>> start Given information

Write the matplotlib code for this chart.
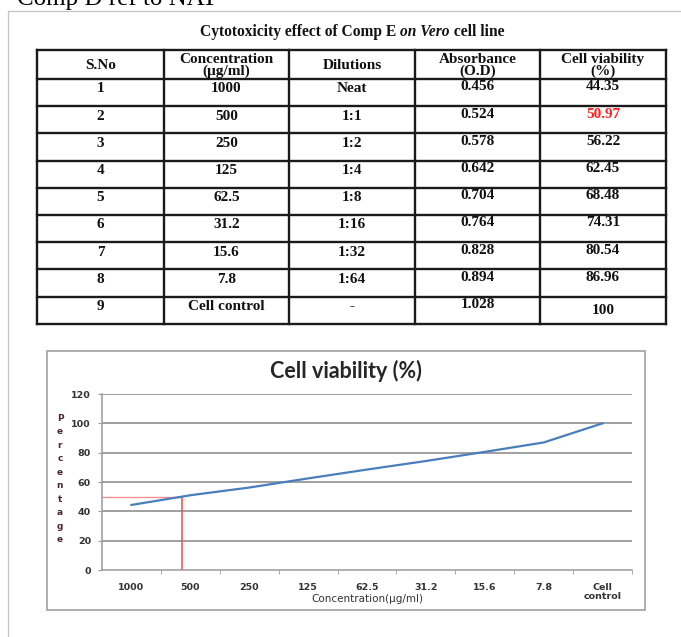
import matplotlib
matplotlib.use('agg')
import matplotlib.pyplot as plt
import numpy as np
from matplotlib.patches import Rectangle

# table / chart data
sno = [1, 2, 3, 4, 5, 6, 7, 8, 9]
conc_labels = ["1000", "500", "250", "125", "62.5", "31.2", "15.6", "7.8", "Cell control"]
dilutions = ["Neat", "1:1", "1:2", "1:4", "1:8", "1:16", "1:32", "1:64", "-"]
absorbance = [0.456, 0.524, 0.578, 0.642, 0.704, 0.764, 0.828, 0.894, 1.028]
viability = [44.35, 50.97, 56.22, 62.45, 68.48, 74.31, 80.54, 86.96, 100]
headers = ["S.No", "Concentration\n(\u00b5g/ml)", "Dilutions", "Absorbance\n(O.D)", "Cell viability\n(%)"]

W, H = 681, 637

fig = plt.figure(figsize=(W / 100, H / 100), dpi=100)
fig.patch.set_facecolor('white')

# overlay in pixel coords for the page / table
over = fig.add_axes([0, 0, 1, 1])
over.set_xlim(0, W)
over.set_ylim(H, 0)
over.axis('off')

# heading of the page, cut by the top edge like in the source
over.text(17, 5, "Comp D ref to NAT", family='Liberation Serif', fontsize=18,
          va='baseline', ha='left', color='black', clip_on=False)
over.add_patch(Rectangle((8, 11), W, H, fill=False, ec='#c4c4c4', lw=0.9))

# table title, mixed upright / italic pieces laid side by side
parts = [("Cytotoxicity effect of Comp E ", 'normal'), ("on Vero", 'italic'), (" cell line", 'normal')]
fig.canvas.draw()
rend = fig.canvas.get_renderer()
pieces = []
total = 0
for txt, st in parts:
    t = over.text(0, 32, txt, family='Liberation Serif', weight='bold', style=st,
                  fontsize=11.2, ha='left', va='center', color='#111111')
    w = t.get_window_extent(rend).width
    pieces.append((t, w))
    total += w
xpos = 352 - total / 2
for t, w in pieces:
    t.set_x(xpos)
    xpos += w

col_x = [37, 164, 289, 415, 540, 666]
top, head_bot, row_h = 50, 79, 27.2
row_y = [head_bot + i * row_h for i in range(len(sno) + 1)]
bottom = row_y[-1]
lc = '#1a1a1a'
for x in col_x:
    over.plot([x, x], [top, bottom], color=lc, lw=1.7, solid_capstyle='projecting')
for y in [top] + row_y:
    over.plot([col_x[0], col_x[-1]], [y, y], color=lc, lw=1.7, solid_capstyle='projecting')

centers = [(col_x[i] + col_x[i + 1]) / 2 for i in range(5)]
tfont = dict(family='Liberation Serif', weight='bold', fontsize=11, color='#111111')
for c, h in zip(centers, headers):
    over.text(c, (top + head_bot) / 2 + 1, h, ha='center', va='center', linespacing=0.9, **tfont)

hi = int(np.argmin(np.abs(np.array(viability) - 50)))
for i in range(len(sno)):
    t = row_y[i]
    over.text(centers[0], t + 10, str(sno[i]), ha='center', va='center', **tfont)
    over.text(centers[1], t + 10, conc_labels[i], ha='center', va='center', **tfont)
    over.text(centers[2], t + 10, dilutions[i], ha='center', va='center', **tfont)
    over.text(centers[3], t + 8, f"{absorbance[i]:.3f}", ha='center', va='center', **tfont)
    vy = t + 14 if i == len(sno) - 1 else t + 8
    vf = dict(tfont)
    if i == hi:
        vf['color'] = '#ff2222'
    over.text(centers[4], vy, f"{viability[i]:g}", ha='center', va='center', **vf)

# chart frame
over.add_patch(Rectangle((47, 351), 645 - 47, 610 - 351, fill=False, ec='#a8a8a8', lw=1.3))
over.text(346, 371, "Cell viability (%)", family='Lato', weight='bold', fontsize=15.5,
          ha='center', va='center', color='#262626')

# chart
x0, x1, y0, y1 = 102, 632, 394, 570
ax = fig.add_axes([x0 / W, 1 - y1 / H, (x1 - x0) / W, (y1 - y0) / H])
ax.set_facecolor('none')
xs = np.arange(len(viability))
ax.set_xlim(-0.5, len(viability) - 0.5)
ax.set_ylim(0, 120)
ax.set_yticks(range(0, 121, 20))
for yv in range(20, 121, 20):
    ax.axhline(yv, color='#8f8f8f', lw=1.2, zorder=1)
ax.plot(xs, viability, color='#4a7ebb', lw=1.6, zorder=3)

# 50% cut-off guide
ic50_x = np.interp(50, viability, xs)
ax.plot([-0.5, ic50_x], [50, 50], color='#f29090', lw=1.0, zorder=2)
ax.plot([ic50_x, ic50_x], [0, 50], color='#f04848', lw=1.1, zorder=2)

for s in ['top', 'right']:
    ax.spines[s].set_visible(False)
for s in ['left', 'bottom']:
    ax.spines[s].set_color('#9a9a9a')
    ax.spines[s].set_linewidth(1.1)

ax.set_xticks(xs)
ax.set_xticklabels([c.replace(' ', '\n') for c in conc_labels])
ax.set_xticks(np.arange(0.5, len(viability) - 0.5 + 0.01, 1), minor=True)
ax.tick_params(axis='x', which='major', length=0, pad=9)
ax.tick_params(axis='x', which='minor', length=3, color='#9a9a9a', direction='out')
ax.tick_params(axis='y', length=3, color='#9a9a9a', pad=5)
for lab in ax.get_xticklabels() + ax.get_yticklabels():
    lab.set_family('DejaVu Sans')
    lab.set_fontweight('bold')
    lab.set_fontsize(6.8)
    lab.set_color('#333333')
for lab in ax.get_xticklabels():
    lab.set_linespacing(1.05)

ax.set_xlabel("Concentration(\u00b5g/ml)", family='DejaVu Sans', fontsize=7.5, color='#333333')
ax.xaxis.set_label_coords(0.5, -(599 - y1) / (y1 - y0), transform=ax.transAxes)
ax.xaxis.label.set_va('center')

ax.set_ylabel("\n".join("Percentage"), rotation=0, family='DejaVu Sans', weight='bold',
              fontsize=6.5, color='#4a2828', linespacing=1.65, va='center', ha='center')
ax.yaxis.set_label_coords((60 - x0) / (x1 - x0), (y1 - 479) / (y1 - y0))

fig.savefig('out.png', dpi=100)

>> end Given information

## The request:
Return only the lines running from the top of the data to the line that holds "fill=False, ec='#c4c4c4', lw=0.9))". Include both of those lines, but skip the pictures.

## Full answer:
Write the matplotlib code for this chart.
import matplotlib
matplotlib.use('agg')
import matplotlib.pyplot as plt
import numpy as np
from matplotlib.patches import Rectangle

# table / chart data
sno = [1, 2, 3, 4, 5, 6, 7, 8, 9]
conc_labels = ["1000", "500", "250", "125", "62.5", "31.2", "15.6", "7.8", "Cell control"]
dilutions = ["Neat", "1:1", "1:2", "1:4", "1:8", "1:16", "1:32", "1:64", "-"]
absorbance = [0.456, 0.524, 0.578, 0.642, 0.704, 0.764, 0.828, 0.894, 1.028]
viability = [44.35, 50.97, 56.22, 62.45, 68.48, 74.31, 80.54, 86.96, 100]
headers = ["S.No", "Concentration\n(\u00b5g/ml)", "Dilutions", "Absorbance\n(O.D)", "Cell viability\n(%)"]

W, H = 681, 637

fig = plt.figure(figsize=(W / 100, H / 100), dpi=100)
fig.patch.set_facecolor('white')

# overlay in pixel coords for the page / table
over = fig.add_axes([0, 0, 1, 1])
over.set_xlim(0, W)
over.set_ylim(H, 0)
over.axis('off')

# heading of the page, cut by the top edge like in the source
over.text(17, 5, "Comp D ref to NAT", family='Liberation Serif', fontsize=18,
          va='baseline', ha='left', color='black', clip_on=False)
over.add_patch(Rectangle((8, 11), W, H, fill=False, ec='#c4c4c4', lw=0.9))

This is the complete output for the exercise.